My memories of seeing Blue Oyster Cult seem to be limited. Maybe it had something to do with all those teeny tiny orange microdots and little pieces of paper (Mr Natural or Mickey Mouse) we always consumed about an hour or two before the show. At any rate, at the time these shows were awesome. Nothing else matched the experience. The lasers were amazing. I remember lasers coming off the stage. I'm thinking maybe they fanned out from behind the drums. I also recall seeing them either shooting out of the guitar, or maybe just reflecting off of it.
There were mirror balls hanging from ceiling, don't remember how many, but several... at least 3 or 4. There must have been other mirrors mounted around the auditorium, because once the lasers were all going full tilt, and the mirror balls spinning, they would be reflected around over and over, multiplying the effect. If you can, imagine thousands of beams of light going back and forth every which way. The building of course was smoke filled. This let you be able to see all the beams. The thing that stands out most in my memory is what happened when these reflected beams intersected each other. Where ever two or more beams intersected, you would get a floating spot of color that was a combination of the colors involved. Blue and Yellow made a green dot, Blue and Red made purple. These dots of color seemed to hover and move around, floating.
As the show progressed and more lasers were introduced, it gave the effect of being in a snowstorm, but the "snow" was every color of the rainbow! This is what I remember fondly about the shows. Never saw anything like it and doubt if I ever will again.
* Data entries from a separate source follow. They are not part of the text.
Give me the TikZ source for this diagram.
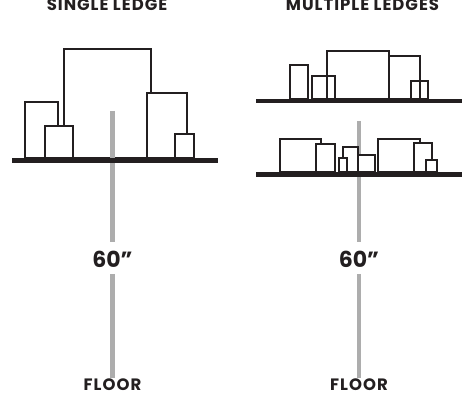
\documentclass[tikz,border=0pt]{standalone}
\usepackage{fontspec}
\setmainfont{Poppins}[LetterSpace=6]
\newfontfamily\numfont{Poppins}
\definecolor{ink}{HTML}{231F20}
\definecolor{pole}{HTML}{ADADAD}
\begin{document}
\begin{tikzpicture}[x=1pt,y=-1pt,
  boxw/.style={draw=ink,line width=1.6pt,fill=white},
  boxo/.style={draw=ink,line width=1.6pt},
  shelf/.style={fill=ink,draw=none},
  polebar/.style={draw=pole,line width=4.5pt},
  ttl/.style={font=\bfseries\fontsize{16.5}{17}\selectfont,text=ink,anchor=base,inner sep=0pt,text depth=0pt},
  num/.style={font=\numfont\bfseries\fontsize{22}{24}\selectfont,text=ink,inner sep=0pt}]
\useasboundingbox (0,0) rectangle (475,396);
% titles
\node[ttl] (t1) at (107,10.5) {SINGLE LEDGE};
\node[ttl] (t2) at (362.5,10.5) {MULTIPLE LEDGES};
% ---------- left: single ledge ----------
\coordinate (lp1) at (112.5,111);
\coordinate (lp2) at (112.5,242);
\coordinate (lp3) at (112.5,274);
\coordinate (lp4) at (112.5,378);
\draw[boxw] (64,49) rectangle (151,158);
\draw[boxw] (25,102) rectangle (58,158);
\draw[boxw] (147,93) rectangle (187,158);
\draw[boxw] (45,126) rectangle (73,158);
\draw[boxw] (175,134) rectangle (194,158);
\draw[polebar] (lp1) -- (lp2);
\draw[polebar] (lp3) -- (lp4);
\fill[shelf] (12,158) rectangle (218,163);
\node[num] (n1) at (112.5,259) {60”};
\node[ttl] (f1) at (112.5,391) {FLOOR};
% ---------- right: multiple ledges ----------
\coordinate (rp1) at (359,121);
\coordinate (rp2) at (359,242);
\coordinate (rp3) at (359,274);
\coordinate (rp4) at (359,378);
\draw[polebar] (rp1) -- (rp2);
\draw[polebar] (rp3) -- (rp4);
% upper shelf
\draw[boxo] (290,65) rectangle (308,99);
\draw[boxo] (312,76) rectangle (335,99);
\draw[boxo] (327,51) rectangle (389,99);
\draw[boxo] (389,56) rectangle (420,99);
\draw[boxo] (411,81) rectangle (428,99);
\fill[shelf] (256,99) rectangle (462,103.5);
% lower shelf
\draw[boxw] (280,139) rectangle (321,172);
\draw[boxw] (316,144) rectangle (335,172);
\draw[boxw] (343,147) rectangle (358,172);
\draw[boxw] (339,158) rectangle (347,172);
\draw[boxw] (358.5,155) rectangle (375,172);
\draw[boxw] (378,139) rectangle (420,172);
\draw[boxw] (414,143) rectangle (432,172);
\draw[boxw] (426,160) rectangle (437,172);
\fill[shelf] (256,172) rectangle (462,177);
\node[num] (n2) at (359,259) {60”};
\node[ttl] (f2) at (359,391) {FLOOR};
\end{tikzpicture}
\end{document}
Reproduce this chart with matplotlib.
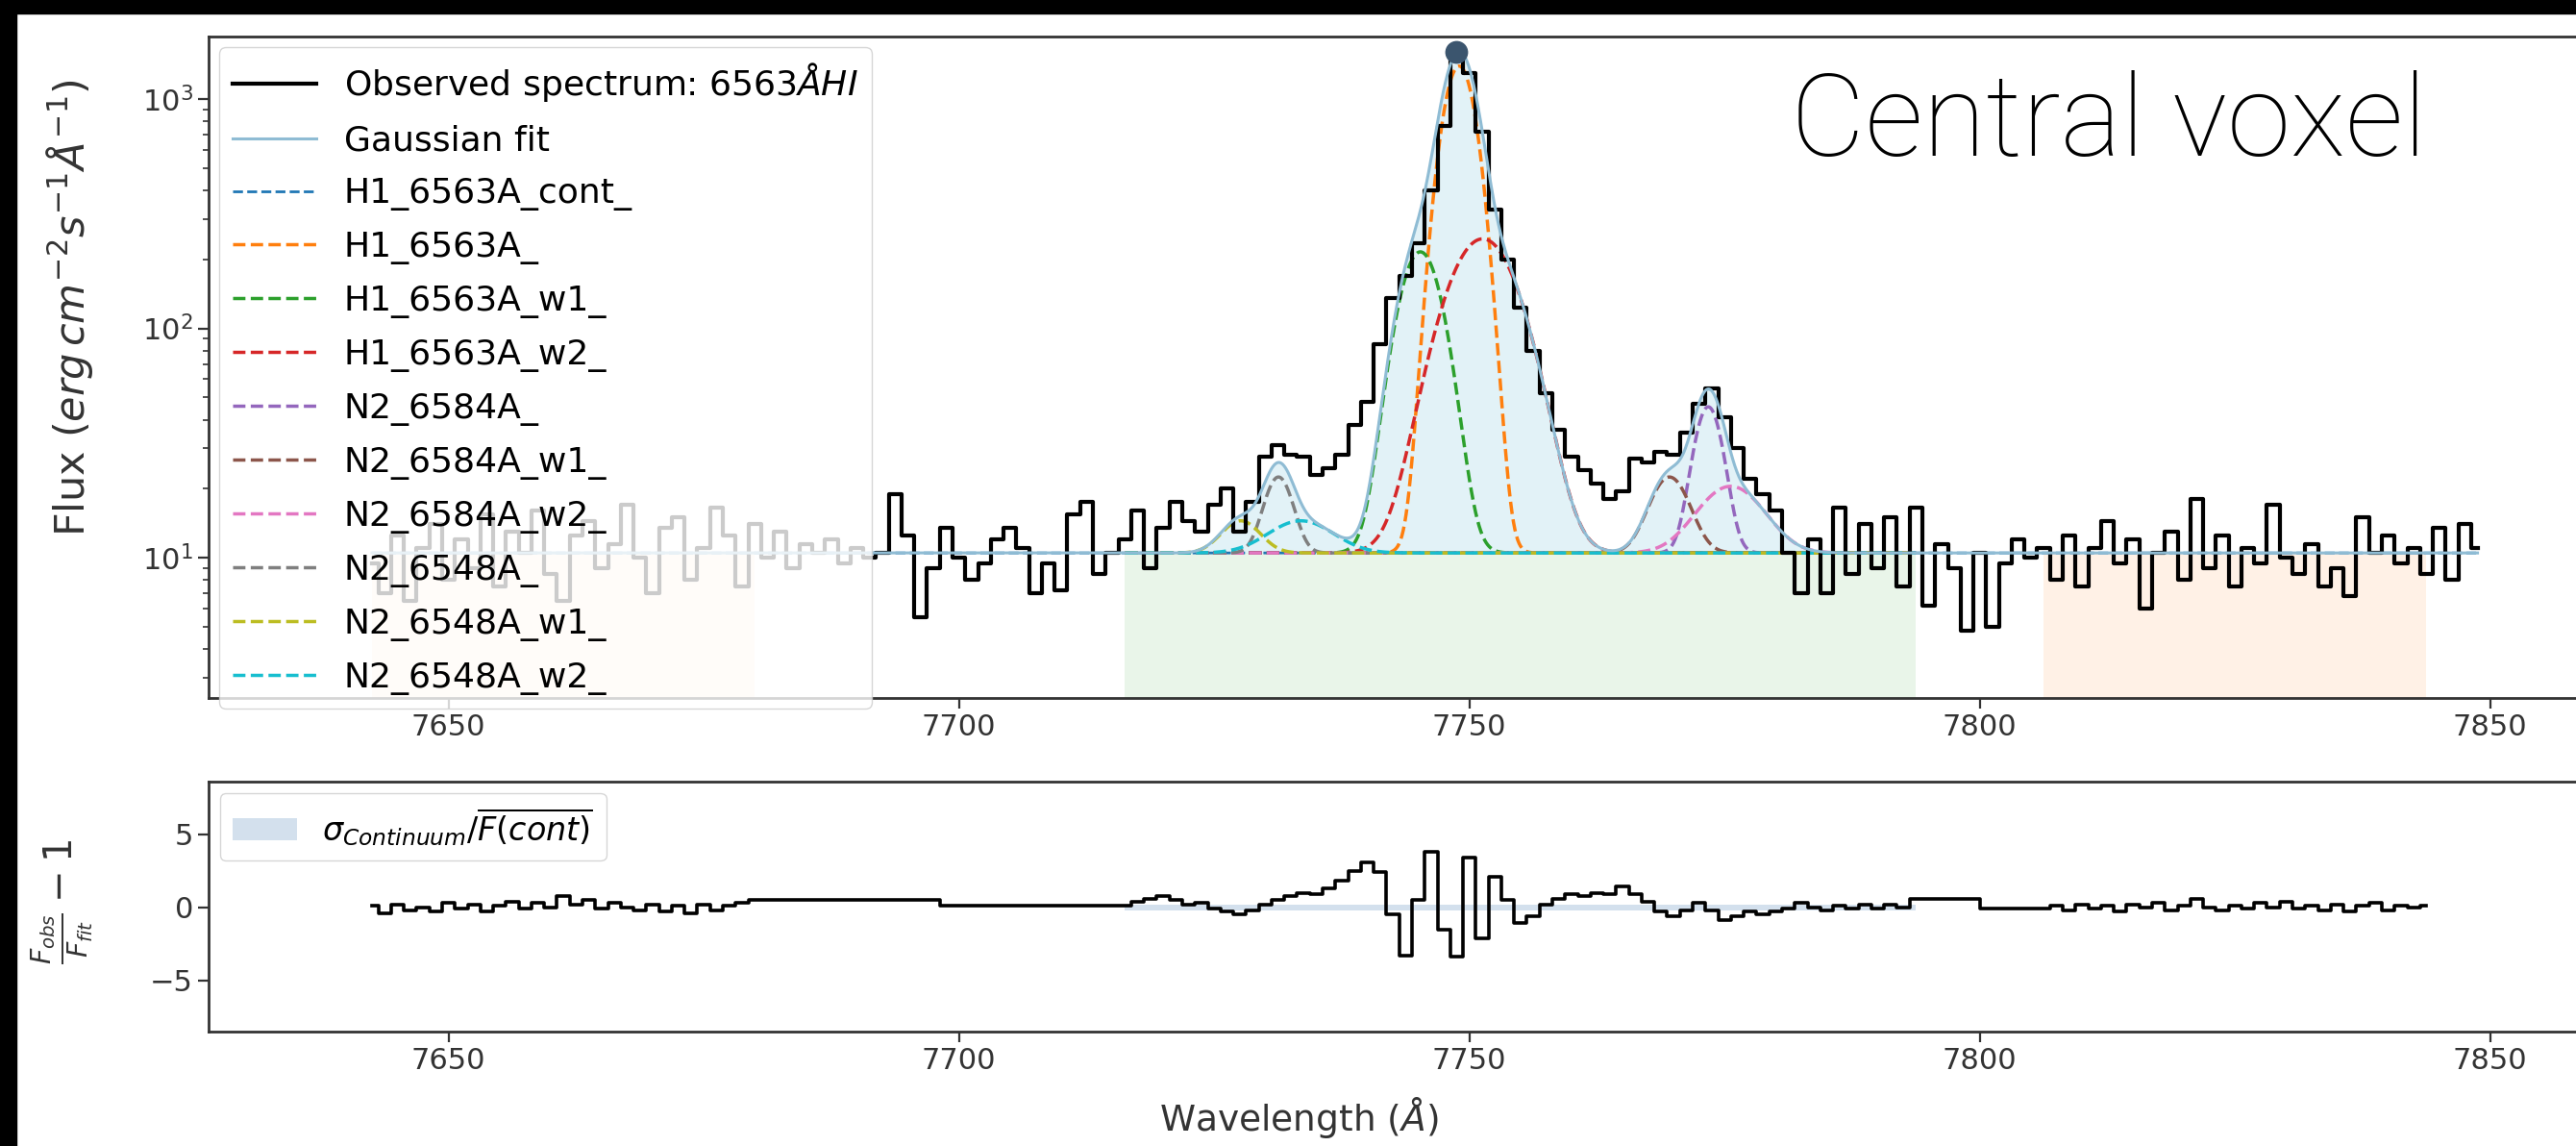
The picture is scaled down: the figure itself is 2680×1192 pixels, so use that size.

You see, many times you'd get a laser right in the eye, which I guess is dangerous?!? For those who never experienced a laser up close, when you get one shined at your eye you see a spot of colored light which seems to have lots of little black spots in it. These spots would swirl around too, it seemed to me like you were looking at something alive under a microscope.
The other thing I remember vividly was the first time I ever saw the Godzilla mask bit. All of a sudden the drummer had a mask on. Don't remember if they dimmed the lights or not, but suddenly there he was. Honestly it looked like an alligator head to me, not sure it was godzilla-like at all. Later on maybe it was. At any rate it was cool and the crowd would go wild during Godzilla.
One other thing I'll add is that I also saw them post-laser days too and the light show was still pretty awesome. Nothing matches lasers, but they did a good job without them. Still one of the top light shows you could ever see.
Hope some of you enjoy what I've written and I'd like to thank Ralph for all his hard work and the opportunity to contribute to this fantastic web site.
24 August 1974 in Fargo... my 1st BOC show. It was at the Fargo Civic Auditorium. A guy comes onstage around 7:00... says the NY Dolls said something to the effect of "Fuck North Dakota, we aint coming!" We could get our money back or stay and watch BOC who agreed to do a double set. They took the stage about 7:30 and I remember looking at a clock behind the stage that said 11:40 and they were still playing!
I do remember BOC played a regular set... came back for a one song encore, then another 2 song encore, then a 3 song encore, a four song encore, and came out yet again and played 5 more songs. So they took quite a few breaks.
I was not very familar with their songs at the time, I remember at the end they seemed to be doing a lot of covers, they might have even played a few songs twice, but it was definately almost midnight when they quit playing. I thought the stagehand said the NY Dolls were back in Minneapolis and didn't want to come to N Dakota so I don't know if they played the Minot show the night before or not.
Great show... glad the Dolls decided to skip out.